If the rivalry is all about the fans, will a game behind-closed-doors several kilometres away from either Kochi or Bengaluru help Kerala Blasters? The story so far suggests that it may be of help more than harm for Kibu Vicuna’s team.

Blasters are winless after four games – they have two draws and defeats. Vicuna badly needs a win and would love it if Gary Hooper finds his scoring boots. While it would be fantastic to have supporters inside the stadium for such big games, Blasters previously have not performed well under pressure and in front of their fans, especially in Kochi – they have gone months without a single win at home.

The Yellow Army, despite the strong backing on and off the pitch, have also been heavily criticised for their performances.
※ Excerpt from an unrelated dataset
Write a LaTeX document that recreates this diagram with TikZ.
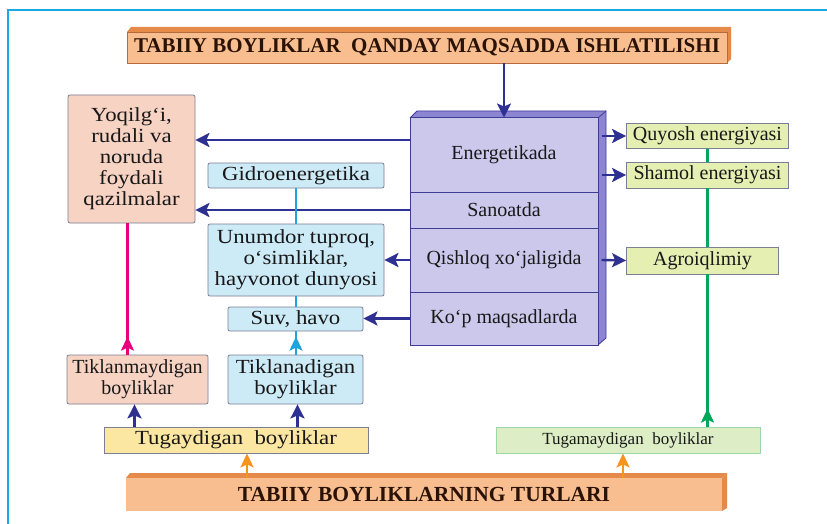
\documentclass[tikz,border=0pt]{standalone}
\usepackage{fontspec}
\setmainfont{Liberation Serif}
\newfontfamily\widefont{Liberation Serif}[FakeStretch=1.14]
\usetikzlibrary{arrows.meta,decorations.markings}
\definecolor{framecol}{HTML}{1AA7E6}
\definecolor{orgfill}{HTML}{F9BE8F}
\definecolor{orgdark}{HTML}{E58A48}
\definecolor{orgline}{HTML}{B8693A}
\definecolor{titletext}{HTML}{2A1206}
\definecolor{purpfill}{HTML}{CCC8EC}
\definecolor{purpside}{HTML}{8C86D2}
\definecolor{purpline}{HTML}{3E3C94}
\definecolor{salmon}{HTML}{F7D3C3}
\definecolor{ltblue}{HTML}{CDEAF7}
\definecolor{ltgreen}{HTML}{E5EFB2}
\definecolor{ltgreen2}{HTML}{DDEEC6}
\definecolor{yell}{HTML}{FBE7A2}
\definecolor{boxline}{HTML}{7C7E96}
\definecolor{arrblue}{HTML}{2E3192}
\definecolor{magline}{HTML}{E6007E}
\definecolor{cyanline}{HTML}{1FA4DE}
\definecolor{grnline}{HTML}{00A65A}
\definecolor{orgarrow}{HTML}{F7941D}
\definecolor{txt}{HTML}{181818}
\begin{document}
\begin{tikzpicture}[x=1pt,y=-1pt,
  box/.style={draw=boxline, line width=0.8pt, rounded corners=2pt, inner sep=0pt,
    align=center, text=txt, font=\widefont\fontsize{20}{21}\selectfont},
  rbox/.style={draw=boxline, fill=ltgreen, line width=0.8pt, inner sep=0pt,
    align=center, text=txt, font=\fontsize{20}{21}\selectfont},
  purp/.style={draw=purpline, fill=purpfill, line width=1pt, inner sep=0pt,
    align=center, text=txt, font=\fontsize{20}{21}\selectfont, minimum width=188pt},
  bigtitle/.style={fill=orgfill, draw=orgline, line width=0.6pt, inner sep=0pt,
    text=titletext, font=\bfseries\fontsize{21}{22}\selectfont},
  barr/.style={draw=arrblue, line width=2.4pt, -{Stealth[length=14pt,width=14pt,inset=3pt]}},
  oarr/.style={draw=orgarrow, line width=2.4pt, -{Stealth[length=14pt,width=13pt,inset=3pt]}},
  vline/.style={line width=2.4pt},
  uparrow/.style={line width=2.4pt, postaction={decorate},
    decoration={markings, mark=at position 18pt with {\arrow{Stealth[length=14pt,width=13pt,inset=3pt]}}}}
]
\useasboundingbox (0,0) rectangle (827,524);
\clip (0,0) rectangle (827,524);
\fill[white] (0,0) rectangle (827,524);
\draw[framecol, line width=2.5pt] (8,540) -- (8,10) -- (840,10);

% title
\fill[orgdark] (127,32) -- (131,27) -- (731,27) -- (731,59) -- (727,63) -- cycle;
\node[bigtitle, minimum width=600pt, minimum height=31pt] (title) at (427,47.5)
  {TABIIY BOYLIKLAR\ \ QANDAY MAQSADDA ISHLATILISHI};

% purple block
\fill[purpside] (410,118) -- (417,111) -- (606,111) -- (598,118) -- cycle;
\fill[purpside] (598,118) -- (606,111) -- (606,338) -- (598,345) -- cycle;
\draw[purpline, line width=0.8pt] (410,118) -- (417,111) -- (606,111) -- (606,338) -- (598,345);
\draw[purpline, line width=0.8pt] (598,118) -- (606,111);
\node[purp, minimum height=74pt] (en) at (504,155) {Energetikada};
\node[purp, minimum height=36pt] (san) at (504,210) {Sanoatda};
\node[purp, minimum height=64pt] (qish) at (504,260) {Qishloq xo‘jaligida};
\node[purp, minimum height=53pt] (kop) at (504,318.5) {Ko‘p maqsadlarda};

% left boxes
\node[box, fill=salmon, minimum width=127pt, minimum height=128pt] (yoq) at (131.5,159)
  {Yoqilg‘i,\\rudali va\\noruda\\foydali\\qazilmalar};
\node[box, fill=ltblue, minimum width=176pt, minimum height=25pt] (gid) at (296,175.5) {Gidroenergetika};
\node[box, fill=ltblue, minimum width=176pt, minimum height=72pt] (unu) at (296,260)
  {Unumdor tuproq,\\o‘simliklar,\\hayvonot dunyosi};
\node[box, fill=ltblue, minimum width=135pt, minimum height=24pt] (suv) at (295.5,319) {Suv, havo};
\node[box, fill=salmon, minimum width=141pt, minimum height=49pt,
  font=\fontsize{20}{21}\selectfont] (tikm) at (137.5,379.5)
  {Tiklanmaydigan\\boyliklar};
\node[box, fill=ltblue, minimum width=135pt, minimum height=49pt] (tika) at (295.5,379.5)
  {Tiklanadigan\\boyliklar};
\node[box, fill=yell, rounded corners=0pt, minimum width=264pt, minimum height=26pt] (tug) at (236,440)
  {Tugaydigan\ \ boyliklar};
\node[box, draw=ltgreen2!70!grnline, fill=ltgreen2, rounded corners=0pt, minimum width=264pt, minimum height=26pt,
  font=\fontsize{17}{18}\selectfont] (tugm) at (628,440) {Tugamaydigan\ \ boyliklar};

% right boxes
\node[rbox, minimum width=162pt, minimum height=25pt] (quy) at (707.5,136) {Quyosh energiyasi};
\node[rbox, minimum width=162pt, minimum height=26pt] (sham) at (707.5,175) {Shamol energiyasi};
\node[rbox, minimum width=152pt, minimum height=27pt] (agro) at (702.5,260.5) {Agroiqlimiy};

% bottom title
\fill[orgdark] (126,478) -- (130,473) -- (727,473) -- (722,478) -- cycle;
\fill[orgdark] (722,478) -- (727,473) -- (727,508) -- (722,511) -- cycle;
\node[bigtitle, draw=none, minimum width=596pt, minimum height=33pt,
  font=\bfseries\fontsize{21.5}{22}\selectfont] (bot) at (424,494.5)
  {TABIIY BOYLIKLARNING TURLARI};

% connectors
\draw[barr] (title.south -| en.north) -- (en.north);
\draw[barr] ([yshift=15pt]en.west) -- ([yshift=15pt]en.west -| yoq.east);
\draw[barr] (san.west) -- (san.west -| yoq.east);
\draw[barr] (qish.west) -- (qish.west -| unu.east);
\draw[barr] (kop.west) -- (kop.west -| suv.east);
\draw[barr] ([xshift=3pt]en.east |- quy.west) -- (quy.west);
\draw[barr] ([xshift=3pt]en.east |- sham.west) -- (sham.west);
\draw[barr] ([xshift=3pt]qish.east) -- (agro.west);

\draw[cyanline, vline] (gid.south) -- (gid.south |- unu.north);
\draw[cyanline, vline] (gid.south |- unu.south) -- (gid.south |- suv.north);
\draw[cyanline, uparrow] (gid.south |- tika.north) -- (gid.south |- suv.south);
\draw[magline, uparrow] ([xshift=-4pt]yoq.south |- tikm.north) -- ([xshift=-4pt]yoq.south);
\draw[grnline, vline] (quy.south) -- (quy.south |- sham.north);
\draw[grnline, vline] (sham.south) -- (sham.south |- agro.north);
\draw[grnline, uparrow] (quy.south |- tugm.north) -- (quy.south |- agro.south);

\draw[barr] ([xshift=-3pt]tikm.south |- tug.north) -- ([xshift=-3pt]tikm.south);
\draw[barr] ([xshift=2pt]tika.south |- tug.north) -- ([xshift=2pt]tika.south);
\draw[oarr] ([xshift=11pt]tug.south |- bot.north) -- ([xshift=11pt]tug.south);
\draw[oarr] ([xshift=-5pt]tugm.south |- bot.north) -- ([xshift=-5pt]tugm.south);
\end{tikzpicture}
\end{document}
Sometimes these criticisms have crossed the line and turned into abuses from fake profiles on social media. Several players have spoken about the issue and it is one of those things that fan clubs cannot be criticised for because there are so many supporters and it is difficult to micro-manage large fanbase. 

This has often put players – especially Indian footballers – under pressure when playing in front of their own fans and time and again, they have only been able to produce sub-par displays. It has gone on for too long and it can be argued that Vicuna’s squad is stronger mentally – but are they? It’ll take time to find out. But for now, playing against a difficult opponent like Bengaluru behind closed doors could be a boon rather than a bane.